Here the small pack train is a mixture of packhorses and mules. They are carrying what look to be heavy loads of camping gear and food up a very steep track in the Indian Himalayas . They are pausing briefly every so often to take a breath, as needed.
Small horses, also called ponies, are often confused with mules (a cross between a horse and a donkey). Here the differences can be seen. This train is being lead by a horse, followed by a mule (note the long ears and less mane). The third and fourth animals are horses and the rest are mules. Three more, at least two of them horses) are quite a long way behind, but will probably catch up when the track becomes easier. Nobody seems worried about them.

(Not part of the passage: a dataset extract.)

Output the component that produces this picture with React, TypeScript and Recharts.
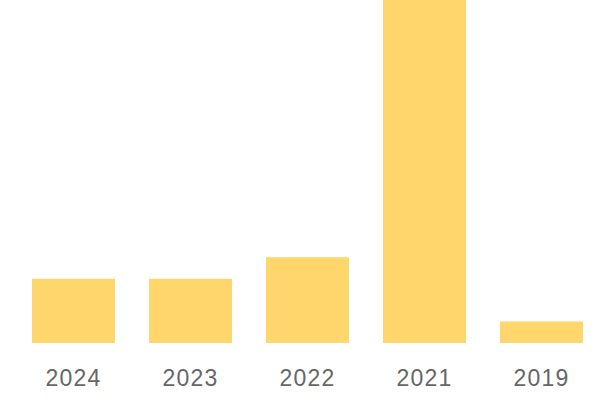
import React from 'react';
import { BarChart, Bar, XAxis, YAxis } from 'recharts';

const years = ['2024', '2023', '2022', '2021', '2019'];
const counts = [3, 3, 4, 16, 1];

const data = years.map((year, i) => ({ year, count: counts[i] }));

export default function App() {
  return (
    <div style={{ position: 'absolute', left: 0, top: 0, width: 600, height: 400, background: '#fff' }}>
      <BarChart
        width={600}
        height={400}
        data={data}
        margin={{ top: 0, right: 0, left: 15, bottom: 0 }}
        barCategoryGap={17}
      >
        <XAxis
          dataKey="year"
          height={57}
          axisLine={false}
          tickLine={false}
          tickSize={0}
          tickMargin={27}
          interval={0}
          tick={{ fill: '#666666', fontSize: 23, fontFamily: 'Liberation Sans', letterSpacing: 1.2 }}
        />
        <YAxis hide domain={[0, 16]} />
        <Bar dataKey="count" fill="#FFD66B" isAnimationActive={false} />
      </BarChart>
    </div>
  );
}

A commercial pack mule train in the Himalayas taken by Julien Serrano in 2012
This pack train of mules is much more commercial - there are at least 15 mules and the train could well be double that number. They are carrying a heavy consistent load of steel cable for building, maybe a new suspension bridge, up a steep track in the Himalayas. There are a lot of bells to warn other road users that they are coming, the round ones are the same as were used in the Sheffield Lakeland Area (there is an example of this sort of bell exhibited at Bishops House in Sheffield). These mules have proper wooden pack saddles and some of the front animals are decorated with colourful tassels, packhorses were also decorated in this country. There are very few men needed to guide the train and collectively they are carrying a great deal, maybe what could be several lorry loads. It does show what an effective form of transport this is over difficult terrain.